I have an idea, probably a rather difficult one but I could see it working, glass pistons
I've made custom piston rings for chainsaws out of fine grain cast iron. The cast iron I used to prevent galling in the cylinder walls like if I used steel. I haven't yet tried a hardened steel. The cylinders are either chrome or Nicasil plated cast aluminum, so that would be harder than a plain cast automotive block. With that said, the hardened steel may work, but I hate to ruin a vintage cylinder jug. Lol
That was an epic video. I love it. Thanks for sharing it with us. I really enjoyed it.
Thank you for the wide video. its nice not having huge black bars on the sides of the screen.
😎 I had as much fun watching your show as I used to watching the old Top Gear thank you
You guys are crazy! Love the content, just shows what can be done to get cars running at a push. It’s like post-apocalypse mechanic-ing.

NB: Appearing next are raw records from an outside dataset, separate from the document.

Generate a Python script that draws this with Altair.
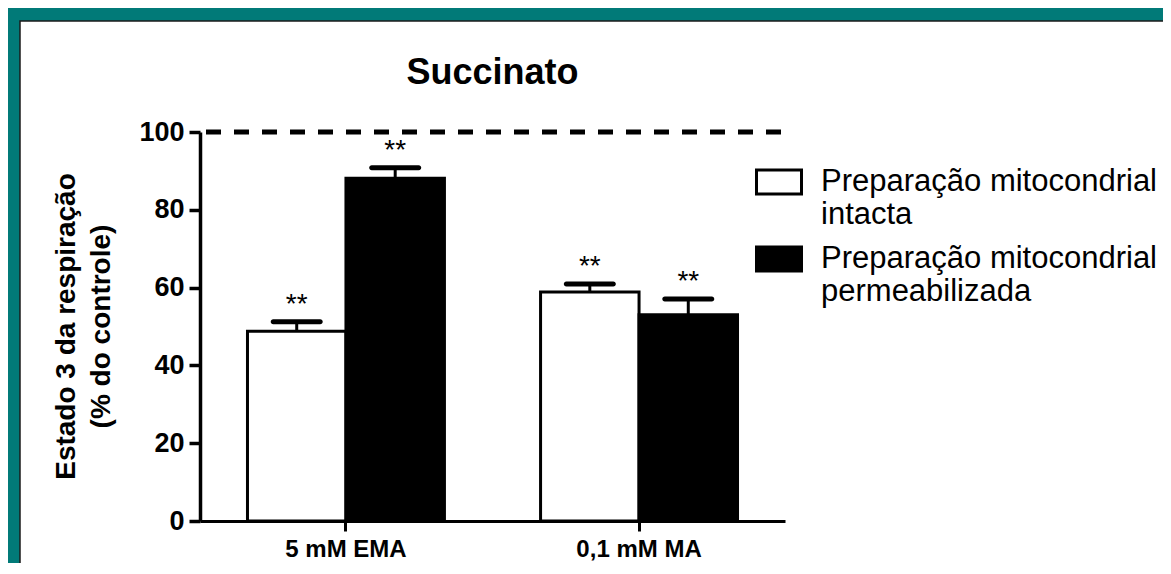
import altair as alt
import pandas as pd

# ---- data ----
groups = ["5 mM EMA", "0,1 mM MA"]
series = ["Preparação mitocondrial\nintacta", "Preparação mitocondrial\npermeabilizada"]
mean_intacta = [48.8, 58.9]
mean_perm = [88.1, 53.0]
sem_intacta = [2.4, 2.0]
sem_perm = [2.7, 4.1]
stars_intacta = ["**", "**"]
stars_perm = ["**", "**"]
control = [100]
y_ticks = [0, 20, 40, 60, 80, 100]

rows = []
for i, g in enumerate(groups):
    rows.append(dict(grupo=g, serie=series[0], media=mean_intacta[i], sem=sem_intacta[i], sig=stars_intacta[i]))
    rows.append(dict(grupo=g, serie=series[1], media=mean_perm[i], sem=sem_perm[i], sig=stars_perm[i]))
df = pd.DataFrame(rows)
df["sup"] = df["media"] + df["sem"]

W, H = 585, 389
FONT = "Liberation Sans"
TEAL = "#017A78"

xaxis = alt.Axis(title=None, labelAngle=0, labelFontSize=24, labelFontWeight="bold", labelFont=FONT,
                 labelColor="black", tickSize=10, tickWidth=3, tickColor="black", domainWidth=3,
                 domainColor="black", labelPadding=6, zindex=1)
x = alt.X("grupo:N", sort=groups, scale=alt.Scale(paddingInner=0.328, paddingOuter=0.162), axis=xaxis)
xo = alt.XOffset("serie:N", sort=series, scale=alt.Scale(paddingInner=0, paddingOuter=0))
yscale = alt.Scale(domain=[0, 100], nice=False)
yaxis = alt.Axis(values=y_ticks, title=["Estado 3 da respiração", "(% do controle)"], titleFontSize=28,
                 titleFont=FONT, titleFontWeight="bold", titleColor="black", titleLineHeight=35,
                 titleX=-126, titleY=194, titleAngle=270, titleAlign="center", titleBaseline="alphabetic",
                 labelFontSize=27, labelFontWeight="bold", labelFont=FONT, labelColor="black",
                 tickSize=11, tickWidth=3.5, tickColor="black", domainWidth=3.5, domainColor="black",
                 labelPadding=5, grid=False, zindex=1)

legend = alt.Legend(orient="none", legendX=555, legendY=26, title=None,
                    symbolType="M-1,-0.533H1V0.533H-1Z", symbolSize=2025,
                    symbolStrokeColor="black", symbolStrokeWidth=3,
                    labelFontSize=31, labelFont=FONT, labelColor="black", labelOffset=18,
                    labelLimit=0, labelExpr="split(datum.label, '\\n')", labelBaseline="middle",
                    rowPadding=5, zindex=1)

frame = alt.Chart(pd.DataFrame({"f": [0]})).mark_rect(fill="white", stroke="#1b1b1b", strokeWidth=1.5).encode(
    x=alt.value(-180), x2=alt.value(1200), y=alt.value(-111), y2=alt.value(800))

ref = alt.Chart(pd.DataFrame({"controle": control})).mark_rule(
    color="black", strokeWidth=5, strokeDash=[15, 13]).encode(
    y=alt.Y("controle:Q", scale=yscale, axis=yaxis), x=alt.value(6), x2=alt.value(W))

base = alt.Chart(df)
bars = base.mark_bar(stroke="black", strokeWidth=3).encode(
    x=x, xOffset=xo,
    y=alt.Y("media:Q", scale=yscale, axis=yaxis),
    fill=alt.Fill("serie:N", sort=series, scale=alt.Scale(domain=series, range=["white", "black"]), legend=legend),
)
err = base.mark_rule(color="black", strokeWidth=3).encode(
    x=x, xOffset=xo, y=alt.Y("media:Q", scale=yscale, axis=yaxis), y2="sup:Q")
cap = base.mark_tick(color="black", opacity=1, thickness=5, size=52, cornerRadius=2.5).encode(
    x=x, xOffset=xo, y=alt.Y("sup:Q", scale=yscale, axis=yaxis))
stars = base.mark_text(fontSize=28, font=FONT, color="black", dy=-9, baseline="alphabetic", align="center").encode(
    x=x, xOffset=xo, y=alt.Y("sup:Q", scale=yscale, axis=yaxis), text="sig:N")

chart = alt.layer(frame, ref, bars, err, cap, stars).properties(
    width=W, height=H,
    title=alt.TitleParams("Succinato", fontSize=36, fontWeight="bold", font=FONT, color="black",
                          anchor="middle", frame="group", baseline="alphabetic", offset=0, dy=100, zindex=1),
    background=TEAL,
    autosize=alt.AutoSizeParams(type="none"),
    padding={"left": 192, "top": 124, "right": 378, "bottom": 42},
).configure_view(stroke=None)

chart.save("out.html", embed_options={"renderer": "svg", "actions": False})
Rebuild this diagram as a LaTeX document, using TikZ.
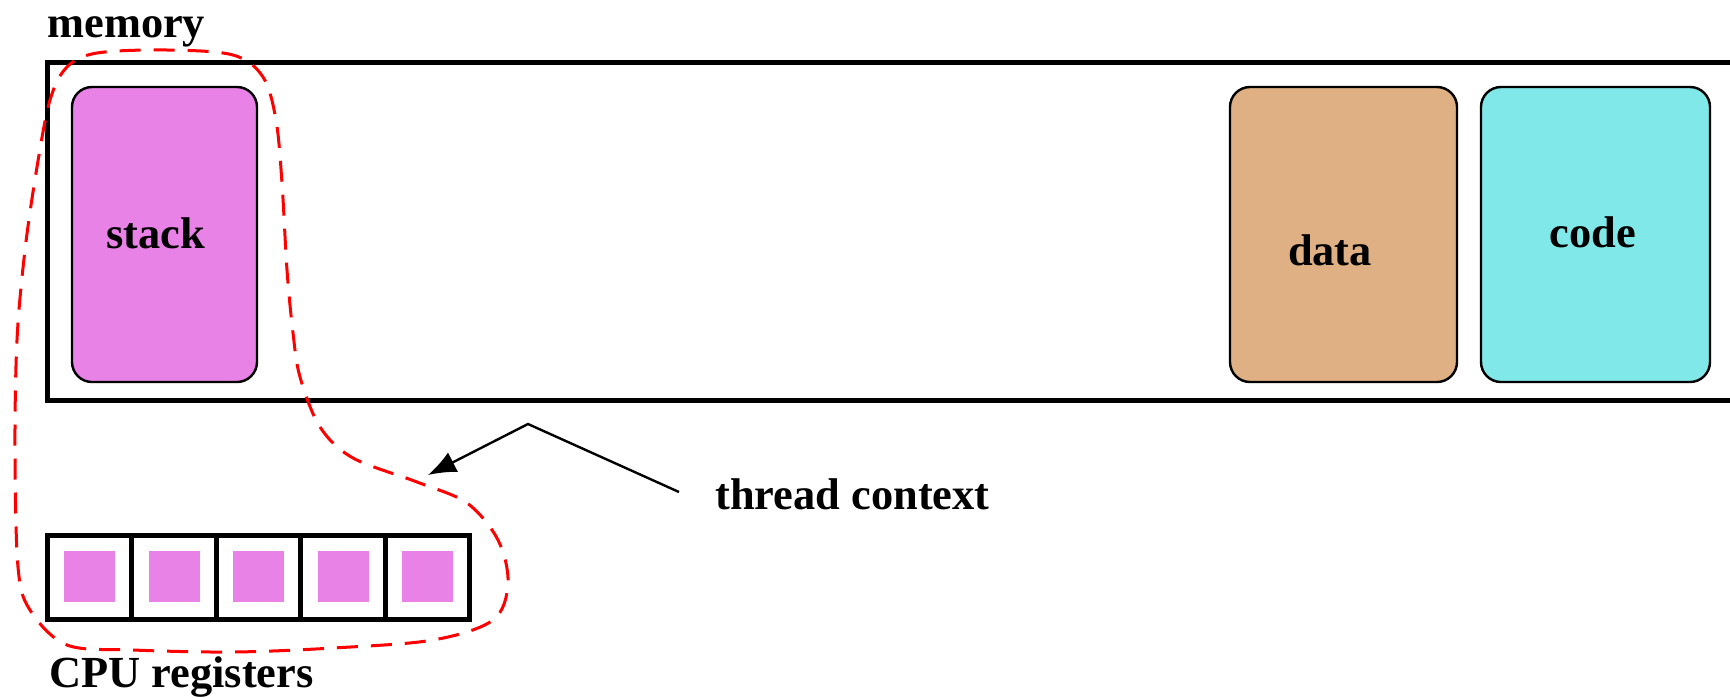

Yes cast iron to make your rings. Make them a bit larger than the cylinder. Grind the gap so they fit and you have your self a ring that will be 107%
If you just cut the gap the rings won't be round when they're compressed into the bore. A good 'garage' way is to make them close to the bore size (maybe 0.03-0.06 mm oversize), snap them to form the opening with no gap, then 'spring' them open on a mandrel and carefully (and evenly) heat the ring till it's faintly glowing red with a propane torch. This stress relieves the iron so they stay in the open state. Once compressed the ring will be much closer to round (though still not perfect). The ring can then be polished with sandpaper on glass and then gapped in the usual fashion.
Try making a large belt sander using a treadmill setup. You have the wide sandpaper and this sandpaper method has been used in a workshop in Australia. My brother was setting up a treadmill belt sander until he got sick. He could rebiuld and machine anything..
Random video idea: We all know that steam power came before internal combustion. We too know that internal combustion is more efficient than stream power. We also know that dumplings can be cooked with steam. What if we cooked dumplings with internal combustion? Drop a few into a specially extended cylinder head and see what's going on! :)
Those piston rings if you want that to work you need to hone the cylinder walls and put a slight cross hatch in the mating surfaces of the rings to the cylinder wall. Generally a new piston ring will have cross hatch on it as well to blend both materials of the bore and ring to a sealing surface as the new rings seat themselves to a new bore.
Had they rubbed some sandpaper on the cylinder walls for a quick homemade hone those rings would have worked much better.
Funny seeing them talk about twisted heads when the one on my Volga was like twice as twisted as theirs.
A proper cylinder hone costs peanuts anyway.
This is good content. More zero budget Russian tech type stuff, please!
Try welding the cyl head to the block
You should do a full engine rebuild tutorial! There aren't many tutorials for old engines
DIY piston rings from pipe. Freaking awesome!
Making piston rings...now that's ambitious!!!